Avis n°114
Europacity : ni city, ni Europa
le ,Le projet Europacity : un projet flou, une promesse incertaine d'emplois et une déstabilisation du territoire avérée
Le projet Europacity « s’affirme sans équivalent dans sa conception et dans son offre ». Soit ! Alors le niveau d'exigence sur l'étude d'impacts doit être à la hauteur de son ambition. Ce qui ne semble pas être le cas :
- En pratique, il s'agit d'abord d'un projet commercial centré sur les loisirs « indoor » puisque plus 44 % des emplois seront dans le commerce et 24 % dans l'hôtellerie... et 4 % dans le domaine culturel. L'effet d'éviction sur la clientèle des centres commerciaux et de loisirs existants a-t-il été vraiment mesuré (Aéroville, Paris-Nord II O'Parinor) alors que ceux-ci sont aussi engagés dans des démarches de repositionnement ?
- Le flou est manifeste sur les activités culturelles, encore faut-il savoir de quoi l'on parle (piste de ski ?) puisque seule la RNM (Réunion des musées nationaux) et Universcience s'associeraient à la programmation (et non à la gestion d’événements ou d'installations). En outre, l'accessibilité en termes de prix interroge fortement puisque sont évoqués des prix de 25 à 40 euros... Mais il est vrai que la clientèle visée doit être aisée. Il ne s’agit donc pas des populations voisines.
- Un projet d'une telle ampleur exige sur le plan fonctionnel un phasage précis qui conditionne l'équilibre financier de l'opération. Or sur ce sujet, il y a de larges incertitudes : quelles sont les premières briques et celles qui sont « facultatives » ?
- L'ambition est une cible de 30 millions de visiteurs. Est-ce réaliste lorsque l'on sait qu'Eurodisney, qui a une notoriété mondiale, a eu 14,2 millions de visiteurs en 2014... avec une chute de 2 millions de visiteurs en deux ans ? Si l'on considère l'offre de parc de loisirs au Nord et à l'Est de Paris (Astérix, Eurodisney...) il est en outre difficile d'affirmer qu'un besoin existe.
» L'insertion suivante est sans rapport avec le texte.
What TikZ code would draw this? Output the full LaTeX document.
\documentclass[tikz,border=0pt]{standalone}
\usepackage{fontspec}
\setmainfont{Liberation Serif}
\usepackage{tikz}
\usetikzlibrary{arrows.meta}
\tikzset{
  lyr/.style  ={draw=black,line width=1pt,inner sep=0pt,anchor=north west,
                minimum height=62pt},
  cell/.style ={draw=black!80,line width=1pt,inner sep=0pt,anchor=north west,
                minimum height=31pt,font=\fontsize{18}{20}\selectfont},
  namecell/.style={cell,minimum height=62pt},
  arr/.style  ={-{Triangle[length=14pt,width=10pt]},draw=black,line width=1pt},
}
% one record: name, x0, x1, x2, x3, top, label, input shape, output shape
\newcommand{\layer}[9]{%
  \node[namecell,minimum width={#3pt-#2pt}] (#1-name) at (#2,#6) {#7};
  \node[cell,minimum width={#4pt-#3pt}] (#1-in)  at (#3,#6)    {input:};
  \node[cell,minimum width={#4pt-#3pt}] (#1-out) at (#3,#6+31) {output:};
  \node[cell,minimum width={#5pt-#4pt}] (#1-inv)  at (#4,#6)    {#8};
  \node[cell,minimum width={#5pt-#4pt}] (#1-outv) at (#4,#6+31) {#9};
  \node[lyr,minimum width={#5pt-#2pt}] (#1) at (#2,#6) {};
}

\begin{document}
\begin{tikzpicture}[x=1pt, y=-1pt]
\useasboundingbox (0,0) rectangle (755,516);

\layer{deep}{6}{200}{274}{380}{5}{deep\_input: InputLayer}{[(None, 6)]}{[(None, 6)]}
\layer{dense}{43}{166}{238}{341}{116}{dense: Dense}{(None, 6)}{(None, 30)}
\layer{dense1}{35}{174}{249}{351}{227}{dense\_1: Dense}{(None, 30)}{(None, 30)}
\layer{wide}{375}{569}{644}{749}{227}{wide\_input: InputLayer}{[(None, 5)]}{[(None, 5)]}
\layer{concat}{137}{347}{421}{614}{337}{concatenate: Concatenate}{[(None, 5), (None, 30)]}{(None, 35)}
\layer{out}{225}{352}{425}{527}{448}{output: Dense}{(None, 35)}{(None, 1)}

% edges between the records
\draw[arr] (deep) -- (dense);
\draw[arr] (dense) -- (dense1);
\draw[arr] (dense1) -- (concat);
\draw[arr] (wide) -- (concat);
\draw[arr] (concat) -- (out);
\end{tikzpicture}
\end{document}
Là encore l'effet transfert est à craindre. Est-il mesuré ?
- Bien sûr la promesse de l’emploi en ces temps de chômage de masse, de surcroît dans un territoire durement touché, fait rêver. Mais s’agit-il vraiment de créations nettes ? À quelle échéance et à quel prix ?
La configuration du territoire, avec l'impossibilité de se loger sur place, signifiera des migrations pendulaires. Et là, on touche au nœud du problème : la réalisation des infrastructures de transport indispensables à l’accessibilité au site pour les employés et les clients. Aujourd'hui, ces infrastructures sont très insuffisantes. Or, elles sont la condition même de l'existence du projet Europacity, bien sûr en termes de capacité de fonctionnement mais aussi, quel que soit en définitive celui-ci, en termes de valorisation du site. La question posée est donc celle du niveau d'investissements publics pour un projet au risque économique élevé mais qui recèle une rente foncière garantie par les infrastructures publiques qui seront réalisées.
Acquérir des terres agricoles - dont la richesse agronomique est avérée, comme s'il s'agissait d'une « dent creuse » entre deux aéroports, alors que l'enjeu de l'aménagement du Grand Paris, admis par tous, est à la fois de recoudre les territoires désindustrialisés (voir le site PSA d'Aulnay) et de maintenir, voire de développer, une agriculture périurbaine – doit être qualifié de non- aménagement du territoire. L'impératif de « reconstruire la ville sur la ville », même s'il ne s'agit pas forcément de celle dont je rêve, aurait dû signifier une localisation du projet comme un « cœur de ville » ainsi que l'y invite curieusement le mot « City », et non comme un « Las Vegas » au milieu des champs.